Y lo que digo es que lo que sucede obedece a causas tan complejas, tan globales, que ni la respuesta de catecismo ni liarse en debates esperpénticos permitirán darse cuenta de una gran paradoja. La emergencia de nuevas izquierdas debe ser saludada como un signo de vitalidad democrática que, ante todo, debería invitar a la socialdemocracia a salir de sus invernaderos y a incluir en su cultura «algo más» que la suma de derechos y servicios sociales en los que todos coincidimos. A darse en cuenta, por fin, de que el color del gato que caza ratones puede ser decisivo. Pero, al mismo tiempo, la nueva izquierda puede converger con discursos muy reaccionarios en su apresuramiento por practicar una estrategia de guerra frontal, ofensiva, cuando, en realidad, está a la defensiva, por más artillería dialéctica que despliegue en redes y en tertulias; por más gestualismo espasmódico que sustituya al rigor argumentativo. Es un giro social, económico y cultural lo que tenemos enfrente.
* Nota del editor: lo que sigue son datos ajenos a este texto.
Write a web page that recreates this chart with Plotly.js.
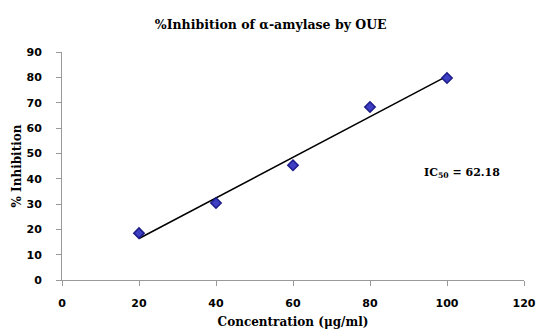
<!DOCTYPE html>
<html>
<head>
<meta charset="utf-8">
<script src="https://cdn.plot.ly/plotly-3.0.1.min.js"></script>
<style>html,body{margin:0;padding:0;background:#fff}#chart{width:536px;height:333px}</style>
</head>
<body>
<div id="chart"></div>
<script>
var concentration = [20, 40, 60, 80, 100];
var inhibition = [18.5, 30.4, 45.3, 68.3, 79.7];
var xTicks = [0, 20, 40, 60, 80, 100, 120];
var yTicks = [0, 10, 20, 30, 40, 50, 60, 70, 80, 90];
var icLabel = "IC<sub>50</sub> = 62.18";

// least-squares trendline from the data
var n = concentration.length, mx = 0, my = 0;
for (var i = 0; i < n; i++) { mx += concentration[i]; my += inhibition[i]; }
mx /= n; my /= n;
var sxy = 0, sxx = 0;
for (var i = 0; i < n; i++) { sxy += (concentration[i]-mx)*(inhibition[i]-my); sxx += (concentration[i]-mx)*(concentration[i]-mx); }
var slope = sxy / sxx, icpt = my - slope * mx;
var fitX = [concentration[0], concentration[n-1]];
var fitY = fitX.map(function(v){ return icpt + slope * v; });

var serif = "DejaVu Serif, Times New Roman, serif";
var tickFont = {family: "DejaVu Sans, Tahoma, sans-serif", size: 11, color: "#000", weight: "bold"};
var titleFont = {family: serif, size: 12, color: "#000", weight: "bold"};

var data = [
  {x: fitX, y: fitY, mode: "lines", line: {color: "#000", width: 1.5}, hoverinfo: "skip", showlegend: false},
  {x: concentration, y: inhibition, mode: "markers", showlegend: false,
   marker: {symbol: "diamond", size: 8, color: "#3f3fc4", line: {color: "#1c1c8a", width: 1.5}}}
];

var layout = {
  width: 536, height: 333,
  margin: {l: 62, r: 12, t: 52, b: 53},
  paper_bgcolor: "#fff", plot_bgcolor: "#fff",
  title: {text: "%Inhibition of α-amylase by OUE", font: {family: serif, size: 12.5, color: "#000", weight: "bold"}, x: 0.505, xanchor: "center", y: 0.925, yanchor: "middle"},
  xaxis: {
    range: [0, 120], tickvals: xTicks, ticktext: xTicks.map(String),
    showgrid: false, zeroline: false, showline: true, linecolor: "#999", linewidth: 1,
    ticks: "outside", ticklen: 5, tickcolor: "#999",
    tickfont: tickFont, ticklabelstandoff: 8,
    automargin: false,
    title: {text: "Concentration (μg/ml)", font: titleFont, standoff: 8}
  },
  yaxis: {
    range: [0, 90], tickvals: yTicks, ticktext: yTicks.map(String),
    showgrid: false, zeroline: false, showline: true, linecolor: "#999", linewidth: 1,
    ticks: "outside", ticklen: 5, tickcolor: "#999",
    tickfont: tickFont, ticklabelstandoff: 12,
    automargin: false,
    title: {text: "% Inhibition", font: titleFont, standoff: 2}
  },
  annotations: [
    {x: 104, y: 42.3, xref: "x", yref: "y", text: icLabel, showarrow: false,
     font: {family: serif, size: 11, color: "#000", weight: "bold"}}
  ]
};

Plotly.newPlot("chart", data, layout, {displayModeBar: false, staticPlot: true});
</script>
</body>
</html>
Otra vez la Historia: dejemos en paz las citas brillantes de Gramsci y dediquémonos a su estudio: su teoría de la guerra de posiciones, larga, de desgaste, de aporte de fuerzas y tejido de alianzas es lo que vuelve a imponerse. Porque la pluralidad de expresiones partidarias sólo será positiva si hace posible un combate compartido contra la fragmentación social. Una pena que Gramsci tuviera que escribirlo en una cárcel fascista. En Italia, antes, socialistas y comunistas se había peleado sistemática, cuidadosamente; ambos, eso sí, coincidían en atacar toda idea o grupo que no fuera de ortodoxia izquierdista probada. A la siembra de incertidumbres respondió el ex socialista Mussolini ofreciendo gobierno y seguridad.